Pizza Dough Directions
In a bowl, add the yeast packet and sugar to 1 cup of warm water and stir for at least 10 minutes.  The yeast should “bloom” in the water and it should become cloudy and clumpy.

Next, combine the dry ingredients in a large bowl.  Add the bloomed yeast mixture and oil to the dry ingredients and combine until it turns into a doughy ball.

Remove the dough onto a floured surface and knead for about 10 minutes until it develops elasticity and firmness.  If the dough is too sticky, you can sprinkle in more flour.  Form the dough into a ball and place in an oiled bowl.  Cover the surface of the dough ball with more olive oil and and cover with a damp towel.  Place in a warm location for about an hour.  I placed the dough on top of my oven.

After an hour, punch the dough down, and knead again for about 10 minutes.  You can dust with flour if it still feels to sticky.  The dough should still feel firm and elastic since kneading will develop the flour’s gluten. Form into a ball and place back in the bowl.  Oil the top of the dough ball and cover with the damp towel.

I let my dough proof for another 2-3 hours.  Alice from Bread & Honey says you can use the dough after a short 10 minute proof but also recommends you let it proof for at least another hour or two.

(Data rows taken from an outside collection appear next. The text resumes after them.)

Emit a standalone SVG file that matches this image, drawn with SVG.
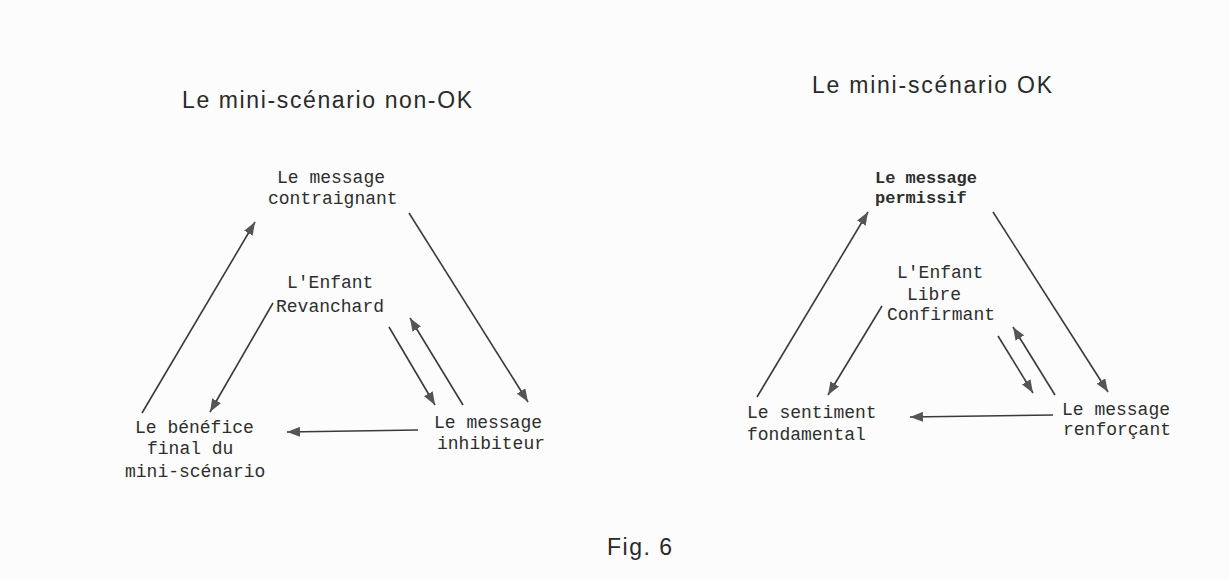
<svg xmlns="http://www.w3.org/2000/svg" width="1229" height="580" viewBox="0 0 1229 580">
<style>
.title{font-family:"Liberation Sans",Arial,sans-serif;font-size:23px;fill:#2a2a2a}
.tw{font-family:"Liberation Mono","Courier New",monospace;font-size:18px;fill:#2e2e2e}
.tw2{font-family:"Liberation Mono","Courier New",monospace;font-size:17px;fill:#2e2e2e;font-weight:bold}
.cn{stroke:#3a3a3a;stroke-width:1.6;fill:none;marker-end:url(#ah)}
</style>
<defs>
<marker id="ah" markerUnits="userSpaceOnUse" markerWidth="13" markerHeight="10" refX="13" refY="5" orient="auto">
<path d="M0,0 L13,5 L0,10 z" fill="#555"/>
</marker>
</defs>
<rect width="1229" height="580" fill="#fcfcfc"/>
<text class="title" x="182" y="108" textLength="290" lengthAdjust="spacing">Le mini-scénario non-OK</text>
<text class="title" x="812" y="93" textLength="240" lengthAdjust="spacing">Le mini-scénario OK</text>
<text class="title" x="607" y="555" font-size="22" textLength="65" lengthAdjust="spacing">Fig. 6</text>

<g id="connectors">
<line class="cn" x1="142" y1="413" x2="255" y2="222"/>
<line class="cn" x1="409" y1="213" x2="528" y2="402"/>
<line class="cn" x1="273" y1="303" x2="210" y2="412"/>
<line class="cn" x1="389" y1="327" x2="435" y2="405"/>
<line class="cn" x1="463" y1="405" x2="410" y2="318"/>
<line class="cn" x1="418" y1="430" x2="287" y2="432"/>

<line class="cn" x1="757" y1="397" x2="868" y2="212"/>
<line class="cn" x1="993" y1="212" x2="1108" y2="392"/>
<line class="cn" x1="882" y1="306" x2="828" y2="395"/>
<line class="cn" x1="998" y1="336" x2="1033" y2="393"/>
<line class="cn" x1="1055" y1="395" x2="1013" y2="327"/>
<line class="cn" x1="1053" y1="415" x2="910" y2="417"/>
</g>

<g id="n-contraignant"><text class="tw" x="277" y="183">Le message</text><text class="tw" x="268" y="204">contraignant</text></g>
<g id="n-revanchard"><text class="tw" x="287" y="288">L'Enfant</text><text class="tw" x="276" y="312">Revanchard</text></g>
<g id="n-inhibiteur"><text class="tw" x="434" y="428">Le message</text><text class="tw" x="437" y="449">inhibiteur</text></g>
<g id="n-benefice"><text class="tw" x="135" y="433">Le bénéfice</text><text class="tw" x="147" y="454">final du</text><text class="tw" x="125" y="477">mini-scénario</text></g>

<g id="n-permissif"><text class="tw2" x="875" y="183">Le message</text><text class="tw2" x="875" y="203">permissif</text></g>
<g id="n-libre"><text class="tw" font-size="17" x="897" y="278">L'Enfant</text><text class="tw" font-size="17" x="907" y="300">Libre</text><text class="tw" font-size="17" x="887" y="320">Confirmant</text></g>
<g id="n-renforcant"><text class="tw" font-size="17" x="1062" y="415">Le message</text><text class="tw" font-size="17" x="1063" y="435">renforçant</text></g>
<g id="n-sentiment"><text class="tw" font-size="17" x="747" y="418">Le sentiment</text><text class="tw" font-size="17" x="747" y="440">fondamental</text></g>
</svg>
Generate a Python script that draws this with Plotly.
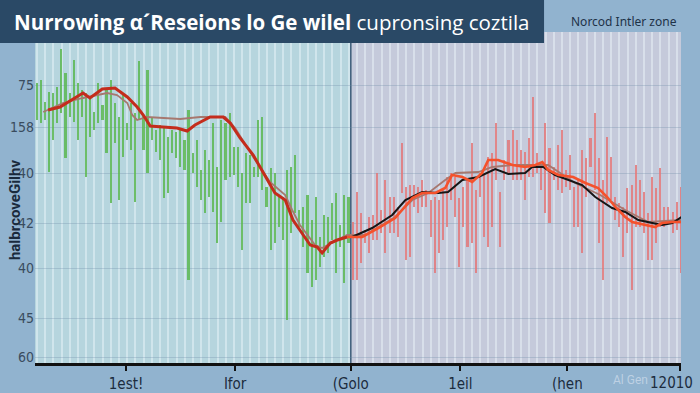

After the final proof, divide into sections and roll into pizza dough.  I found that this batch made two, very large, cracker crust pizza’s.

I topped one of my pizzas with beets, beet greens, caramelized onions, bacon, and goat cheese.

I bought beets at the Kingsfield farmers market.  I removed the tops, scrubbed, and boiled for about an hour.  Then, I peeled off the skins and diced.  These beets tasted especially sweet.

To the left is crisped applewood smoked bacon and to the right are beet greens.  I love beet greens almost more than the beets themselves.  I prepared the greens by blanching in boiling water and immediately shocking in ice water.  I squeezed out the excess water, chopped, and sauteed in the bacon fat along with squeezes of lemon juice until the stems were tender.

I spread a second pizza with a garlic butter made from melting butter, minced garlic, cilantro, red pepper flakes, salt, and pepper.  After flipping the dough on the grill, I spread the garlic butter on the dough and topped it with monterrey jack cheese, halved cherry tomatoes, bacon, and caramelized onions.  I also topped my pieces with spicy banana peppers.
My favorite pizza was the goat cheese and beet pizza above.  I grilled the dough on both sides and then topped with the cheese, vegetables, and bacon.

Jake’s favorite pizza was the garlic butter infused pizza topped with monterrey jack cheese.

All in all, a successful and delicious project.  The pizza dough was simpler to make than I expected, although I may try different versions in the future for comparison.   Next time, I might roll the dough a little thicker and add a pinch more salt.  We can’t wait to experiment with different topping combinations.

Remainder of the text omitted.